# start of Data for processing

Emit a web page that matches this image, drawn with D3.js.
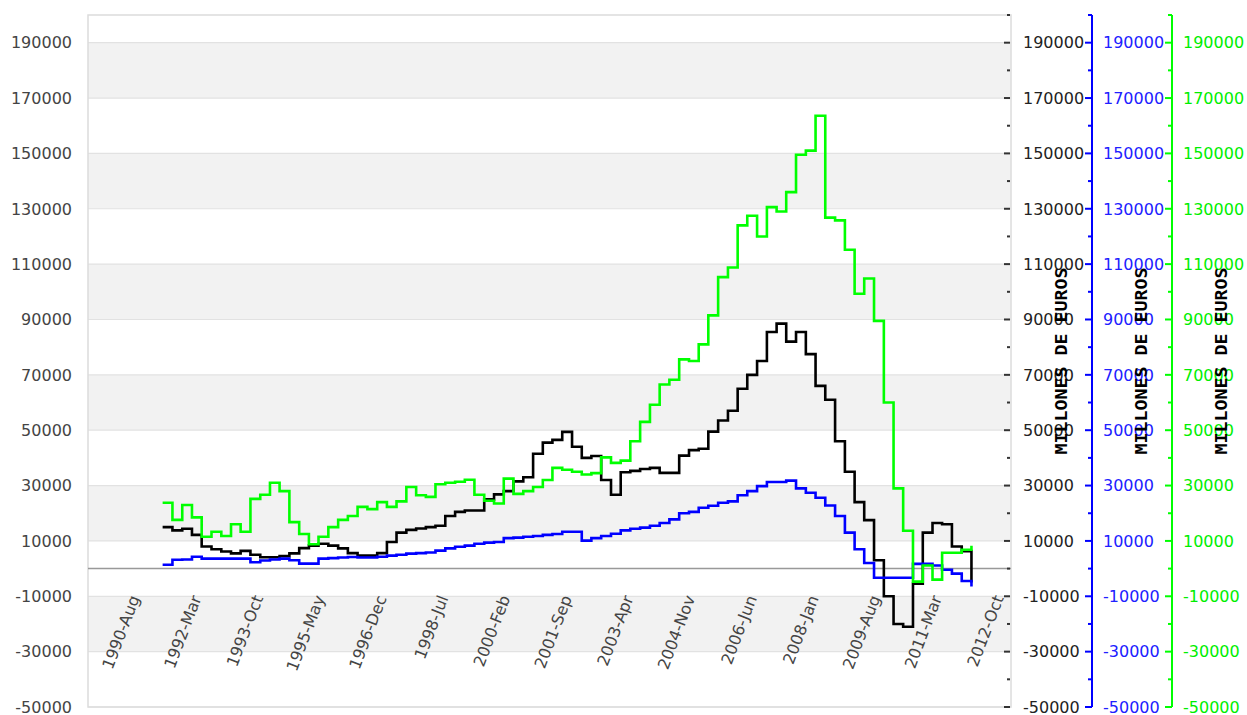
<!DOCTYPE html>
<html lang="es">
<head>
<meta charset="UTF-8" />
<title>Millones de euros</title>
<script src="https://d3js.org/d3.v7.min.js"></script>
<style>
  body { margin: 0; background: #fff; }
  text { font-family: "DejaVu Sans", sans-serif; font-size: 16px; }
  .axis-title { font-family: "DejaVu Sans Mono", monospace; font-weight: bold; font-size: 15px; fill: #000; }
</style>
</head>
<body>
<div id="chart"></div>
<script>
// ---- data (quarterly readings, first sample 1991-Mar) ----
const xTickLabels = ["1990-Aug", "1992-Mar", "1993-Oct", "1995-May", "1996-Dec", "1998-Jul",
  "2000-Feb", "2001-Sep", "2003-Apr", "2004-Nov", "2006-Jun", "2008-Jan", "2009-Aug",
  "2011-Mar", "2012-Oct"];
const yTicks = [-50000, -30000, -10000, 10000, 30000, 50000, 70000, 90000, 110000,
  130000, 150000, 170000, 190000];
const yMinorTicks = [-40000, -20000, 0, 20000, 40000, 60000, 80000, 100000, 120000,
  140000, 160000, 180000, 200000];

const blackSeries = [
  15000, 13800, 14400, 12200, 8000, 7000, 6200, 5500, 6400, 5000,
  4100, 4100, 4500, 5500, 7400, 8300, 9000, 8300, 7300, 5600,
  4700, 4700, 5600, 9600, 13000, 14000, 14500, 15000, 15500, 19000,
  20500, 21000, 21000, 25000, 26800, 28000, 31500, 33000, 41500, 45500,
  46500, 49400, 44000, 40000, 40700, 32000, 26700, 34800, 35300, 36000,
  36400, 34600, 34600, 40800, 42800, 43300, 49500, 53500, 57000, 65000,
  70000, 75000, 85500, 88500, 82000, 85500, 77500, 66000, 61000, 46000,
  35000, 24000, 17500, 3000, -10000, -20000, -21000, -5500, 13000, 16500,
  16000, 8000, 6300, -5000];

const blueSeries = [
  1400, 3200, 3300, 4300, 3600, 3600, 3600, 3600, 3600, 2300,
  2900, 3300, 3600, 3000, 1800, 1800, 3600, 3800, 4000, 4200,
  4000, 4000, 4300, 4700, 5000, 5400, 5600, 5800, 6500, 7300,
  7900, 8300, 9000, 9400, 9600, 11000, 11200, 11500, 11800, 12200,
  12500, 13300, 13300, 10100, 11000, 11800, 12600, 13800, 14400, 14800,
  15500, 16500, 17800, 20000, 20500, 22000, 22700, 23800, 24300, 26500,
  28000, 29800, 31300, 31300, 31800, 29000, 27400, 25600, 22800, 19000,
  13000, 7000, 2000, -3300, -3300, -3300, -3300, 1700, 1700, 1100,
  -400, -1800, -4500, -6500];

const greenSeries = [
  23800, 17600, 23000, 18500, 11500, 13300, 11800, 16000, 13300, 25200,
  26700, 31000, 28000, 16800, 12500, 8800, 11500, 15000, 17600, 19000,
  22300, 21500, 24000, 22300, 24300, 29500, 26500, 25900, 30500, 31000,
  31400, 32100, 26700, 24500, 23500, 32500, 27000, 28000, 29500, 32000,
  36400, 35700, 35000, 34000, 34500, 40200, 38200, 39000, 46000, 53000,
  59200, 66500, 68200, 75600, 75000, 81000, 91500, 105300, 108800, 124000,
  127500, 120000, 130600, 129000, 136000, 149500, 151000, 163600, 126800, 125800,
  115200, 99300, 104800, 89500, 60000, 29000, 13700, -4700, 1100, -4000,
  5700, 5700, 6800, 8300];

const axisTitle = "MILLONES DE EUROS";

// quarterly sample dates
const dates = d3.timeMonth.range(new Date(1991, 2, 1), new Date(2012, 0, 1), 3);

// ---- layout ----
const width = 1247, height = 715;
const plotLeft = 88, plotRight = 1011, plotTop = 15, plotBottom = 707;

const parseTick = d3.timeParse("%Y-%b");

const x = d3.scaleTime()
  .domain([parseTick(xTickLabels[0]), parseTick(xTickLabels[xTickLabels.length - 1])])
  .range([140, 1004]);

const y = d3.scaleLinear()
  .domain([-50000, 200000])
  .range([plotBottom, plotTop]);

const svg = d3.select("#chart").append("svg")
  .attr("width", width)
  .attr("height", height);

// alternating bands
const bandStarts = yTicks.filter((d, i) => i % 2 === 1);
svg.append("g").selectAll("rect")
  .data(bandStarts)
  .join("rect")
  .attr("x", plotLeft)
  .attr("width", plotRight - plotLeft)
  .attr("y", d => y(d + 20000))
  .attr("height", d => y(d) - y(d + 20000))
  .attr("fill", "#f2f2f2");

// grid lines
svg.append("g").selectAll("line")
  .data(yTicks)
  .join("line")
  .attr("x1", plotLeft).attr("x2", plotRight)
  .attr("y1", d => y(d)).attr("y2", d => y(d))
  .attr("stroke", "#e2e2e2")
  .attr("stroke-width", 1.2);

// plot frame
svg.append("rect")
  .attr("x", plotLeft).attr("y", plotTop)
  .attr("width", plotRight - plotLeft)
  .attr("height", plotBottom - plotTop)
  .attr("fill", "none")
  .attr("stroke", "#dcdcdc")
  .attr("stroke-width", 1.5);

// zero line
svg.append("line")
  .attr("x1", plotLeft).attr("x2", plotRight)
  .attr("y1", y(0)).attr("y2", y(0))
  .attr("stroke", "#999")
  .attr("stroke-width", 1.5);

// left axis labels
svg.append("g").selectAll("text")
  .data(yTicks)
  .join("text")
  .attr("x", 72)
  .attr("y", d => y(d))
  .attr("dy", "0.36em")
  .attr("text-anchor", "end")
  .attr("fill", "#444")
  .text(d => d);

// x labels (rotated, inside the plot)
svg.append("g").selectAll("text")
  .data(xTickLabels)
  .join("text")
  .attr("text-anchor", "end")
  .attr("fill", "#444")
  .attr("transform", d => `translate(${x(parseTick(d))},598) rotate(-69)`)
  .text(d => d);

// series lines
const line = d3.line()
  .x((d, i) => x(dates[i]))
  .y(d => y(d))
  .curve(d3.curveStepAfter);

[[blackSeries, "#000"], [blueSeries, "#0000ff"], [greenSeries, "#00ff00"]].forEach(([s, c]) => {
  svg.append("path")
    .datum(s)
    .attr("d", line)
    .attr("fill", "none")
    .attr("stroke", c)
    .attr("stroke-width", 2.6);
});

// right axes
function rightAxis(lineX, tickLen, minorLen, labelX, color, labelColor, titleX, drawLine) {
  const g = svg.append("g");
  if (drawLine) {
    g.append("line")
      .attr("x1", lineX).attr("x2", lineX)
      .attr("y1", plotTop).attr("y2", plotBottom)
      .attr("stroke", color).attr("stroke-width", 2);
  }
  g.selectAll(".major").data(yTicks).join("line")
    .attr("class", "major")
    .attr("x1", lineX - tickLen).attr("x2", lineX)
    .attr("y1", d => y(d)).attr("y2", d => y(d))
    .attr("stroke", color).attr("stroke-width", 2);
  g.selectAll(".minor").data(yMinorTicks).join("line")
    .attr("class", "minor")
    .attr("x1", lineX - minorLen).attr("x2", lineX)
    .attr("y1", d => y(d)).attr("y2", d => y(d))
    .attr("stroke", color).attr("stroke-width", 2);
  g.selectAll("text.lbl").data(yTicks).join("text")
    .attr("class", "lbl")
    .attr("x", labelX)
    .attr("y", d => y(d))
    .attr("dy", "0.36em")
    .attr("fill", labelColor)
    .text(d => d);
  // condensed-looking title, stretched along its length
  g.append("text")
    .attr("class", "axis-title")
    .attr("transform", `translate(${titleX},361) rotate(-90) scale(1.22,1)`)
    .attr("text-anchor", "middle")
    .text(axisTitle);
}

rightAxis(1010, 6, 3, 1023, "#333", "#222", 1067, false);
rightAxis(1092, 7, 4, 1103, "#0000ff", "#2020ff", 1147, true);
rightAxis(1172, 7, 4, 1183, "#00ff00", "#00ee00", 1227, true);
</script>
</body>
</html>
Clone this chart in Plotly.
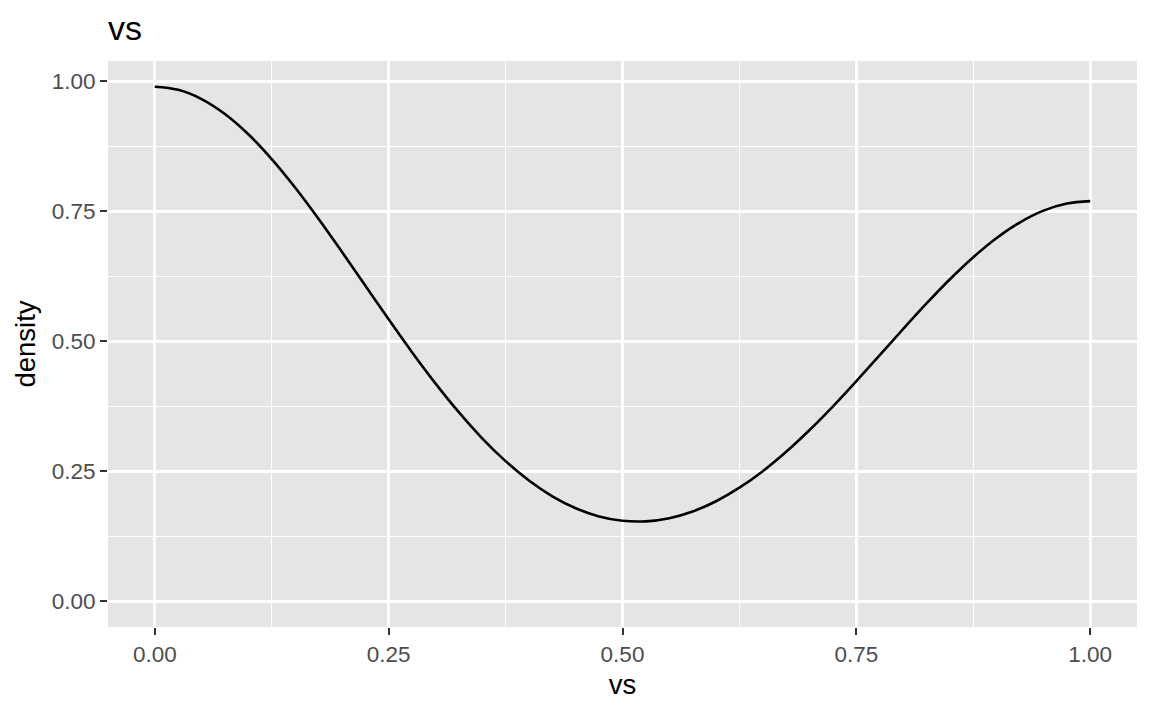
import plotly.graph_objects as go

# density of vs
vs_x = [0.000, 0.025, 0.050, 0.075, 0.100, 0.125, 0.150, 0.175, 0.200, 0.225,
        0.250, 0.275, 0.300, 0.325, 0.350, 0.375, 0.400, 0.425, 0.450, 0.475,
        0.500, 0.525, 0.550, 0.575, 0.600, 0.625, 0.650, 0.675, 0.700, 0.725,
        0.750, 0.775, 0.800, 0.825, 0.850, 0.875, 0.900, 0.925, 0.950, 0.975,
        1.000]
density = [0.9895, 0.9835, 0.9658, 0.9370, 0.8981, 0.8505, 0.7958, 0.7357,
           0.6722, 0.6071, 0.5422, 0.4790, 0.4191, 0.3636, 0.3134, 0.2695,
           0.2322, 0.2019, 0.1789, 0.1632, 0.1548, 0.1537, 0.1598, 0.1727,
           0.1924, 0.2184, 0.2502, 0.2874, 0.3293, 0.3749, 0.4234, 0.4733,
           0.5236, 0.5727, 0.6193, 0.6617, 0.6987, 0.7288, 0.7512, 0.7650,
           0.7696]

tick_vals = [0.00, 0.25, 0.50, 0.75, 1.00]
tick_text = ["0.00", "0.25", "0.50", "0.75", "1.00"]
minor_vals = [0.125, 0.375, 0.625, 0.875]

FONT = "Liberation Sans, Arial, Helvetica, sans-serif"

fig = go.Figure()
fig.add_trace(go.Scatter(x=vs_x, y=density, mode="lines",
                         line=dict(color="black", width=2.6, shape="spline", smoothing=1.0),
                         hoverinfo="skip", showlegend=False))

axis_common = dict(
    showgrid=True, gridcolor="white", gridwidth=2.6,
    zeroline=False, showline=False,
    ticks="outside", ticklen=7, tickwidth=2, tickcolor="#333333",
    tickfont=dict(family=FONT, size=22.5, color="#4D4D4D"),
    tickvals=tick_vals, ticktext=tick_text,
    minor=dict(showgrid=True, gridcolor="white", gridwidth=1.4,
               tickvals=minor_vals, ticks=""),
)

fig.update_layout(
    width=1152, height=711,
    margin=dict(l=108, r=15, t=61, b=84),
    paper_bgcolor="white", plot_bgcolor="#E5E5E5",
    title=dict(text="vs", font=dict(family=FONT, size=34, color="black"),
               x=108/1152, xref="container", xanchor="left",
               y=1 - 28/711, yref="container", yanchor="middle"),
    xaxis=dict(range=[-0.05, 1.05],
               title=dict(text="vs", font=dict(family=FONT, size=27.5, color="black"), standoff=8),
               **axis_common),
    yaxis=dict(range=[-0.0495, 1.0390],
               title=dict(text="density", font=dict(family=FONT, size=27.5, color="black"), standoff=8),
               **axis_common),
)

fig.write_html("out.html", config={"displayModeBar": False},
               post_script="document.body.style.margin='0px';")
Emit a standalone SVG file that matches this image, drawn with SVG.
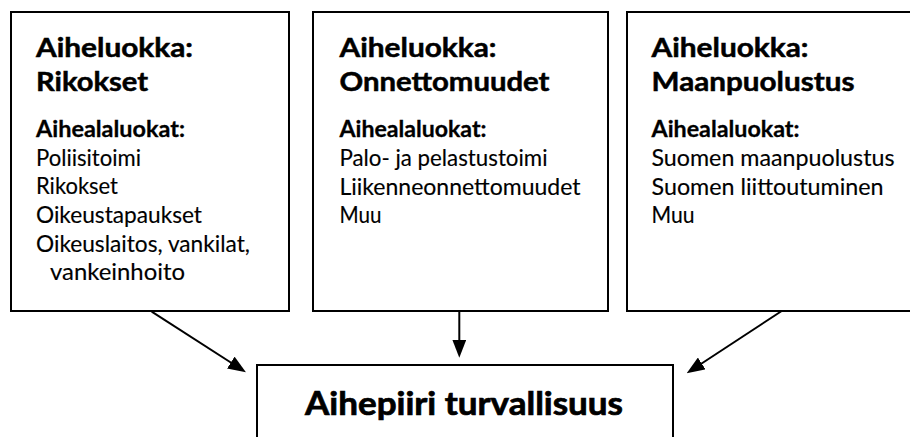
<svg xmlns="http://www.w3.org/2000/svg" width="910" height="437" viewBox="0 0 910 437">
<defs>
<style>
.box{fill:#fff;stroke:#000;stroke-width:2}
.t{font-family:Lato,"Noto Sans","Liberation Sans",sans-serif;fill:#000}
.h{font-weight:bold;font-size:26.5px;stroke:#000;stroke-width:0.5}
.s{font-weight:bold;font-size:22.5px;stroke:#000;stroke-width:0.3}
.l{font-size:22.5px;stroke:#000;stroke-width:0.15}
.m{font-weight:bold;font-size:32px;stroke:#000;stroke-width:0.7}
.conn{fill:none;stroke:#000;stroke-width:2}
</style>
<marker id="arr" markerUnits="userSpaceOnUse" markerWidth="18" markerHeight="14" refX="12" refY="7" orient="auto">
<path d="M0,0 L18,7 L0,14 z" fill="#000"/>
</marker>
</defs>
<rect width="910" height="437" fill="#fff"/>
<g id="node-rikokset">
<rect class="box" x="11" y="12" width="278" height="299"/>
<text class="t h" x="36" y="57.3" textLength="157" lengthAdjust="spacingAndGlyphs">Aiheluokka:</text>
<text class="t h" x="36" y="90.7" textLength="112" lengthAdjust="spacingAndGlyphs">Rikokset</text>
<text class="t s" x="36" y="136.7" textLength="149" lengthAdjust="spacingAndGlyphs">Aihealaluokat:</text>
<text class="t l" x="36" y="165.7" textLength="105" lengthAdjust="spacingAndGlyphs">Poliisitoimi</text>
<text class="t l" x="36" y="194" textLength="82" lengthAdjust="spacingAndGlyphs">Rikokset</text>
<text class="t l" x="36" y="223" textLength="166" lengthAdjust="spacingAndGlyphs">Oikeustapaukset</text>
<text class="t l" x="36" y="251.5" textLength="214" lengthAdjust="spacingAndGlyphs">Oikeuslaitos, vankilat,</text>
<text class="t l" x="50" y="280" textLength="135" lengthAdjust="spacingAndGlyphs">vankeinhoito</text>
</g>
<g id="node-onnettomuudet">
<rect class="box" x="313" y="12" width="295" height="299"/>
<text class="t h" x="339.5" y="57.3" textLength="157" lengthAdjust="spacingAndGlyphs">Aiheluokka:</text>
<text class="t h" x="339.5" y="90.7" textLength="210" lengthAdjust="spacingAndGlyphs">Onnettomuudet</text>
<text class="t s" x="339.5" y="136.7" textLength="147" lengthAdjust="spacingAndGlyphs">Aihealaluokat:</text>
<text class="t l" x="339.5" y="166" textLength="208" lengthAdjust="spacingAndGlyphs">Palo- ja pelastustoimi</text>
<text class="t l" x="339.5" y="194.5" textLength="241" lengthAdjust="spacingAndGlyphs">Liikenneonnettomuudet</text>
<text class="t l" x="339.5" y="223" textLength="42" lengthAdjust="spacingAndGlyphs">Muu</text>
</g>
<g id="node-maanpuolustus">
<rect class="box" x="627" y="12" width="295" height="299"/>
<text class="t h" x="651.5" y="57.3" textLength="157" lengthAdjust="spacingAndGlyphs">Aiheluokka:</text>
<text class="t h" x="651.5" y="90.7" textLength="203" lengthAdjust="spacingAndGlyphs">Maanpuolustus</text>
<text class="t s" x="651.5" y="136.7" textLength="148" lengthAdjust="spacingAndGlyphs">Aihealaluokat:</text>
<text class="t l" x="651.5" y="166" textLength="243" lengthAdjust="spacingAndGlyphs">Suomen maanpuolustus</text>
<text class="t l" x="651.5" y="194.5" textLength="232" lengthAdjust="spacingAndGlyphs">Suomen liittoutuminen</text>
<text class="t l" x="651.5" y="223" textLength="43" lengthAdjust="spacingAndGlyphs">Muu</text>
</g>
<g id="node-turvallisuus">
<rect class="box" x="257" y="365" width="416" height="100"/>
<text class="t m" x="305" y="415" textLength="318" lengthAdjust="spacingAndGlyphs">Aihepiiri turvallisuus</text>
</g>
<g id="connectors">
<path class="conn" d="M151.7,311.7 L240.9,369" marker-end="url(#arr)"/>
<path class="conn" d="M459.3,311 L459.3,351.7" marker-end="url(#arr)"/>
<path class="conn" d="M781.7,311 L691.7,370" marker-end="url(#arr)"/>
</g>
</svg>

# end of Data for processing

### Task directions:
Above are some entries; copy exactly the lines from the line with "Clone this chart in Plotly." through the line with "import plotly.graph_objects as go", both included, but none of the pictures.

### Exercise solution:
Clone this chart in Plotly.
import plotly.graph_objects as go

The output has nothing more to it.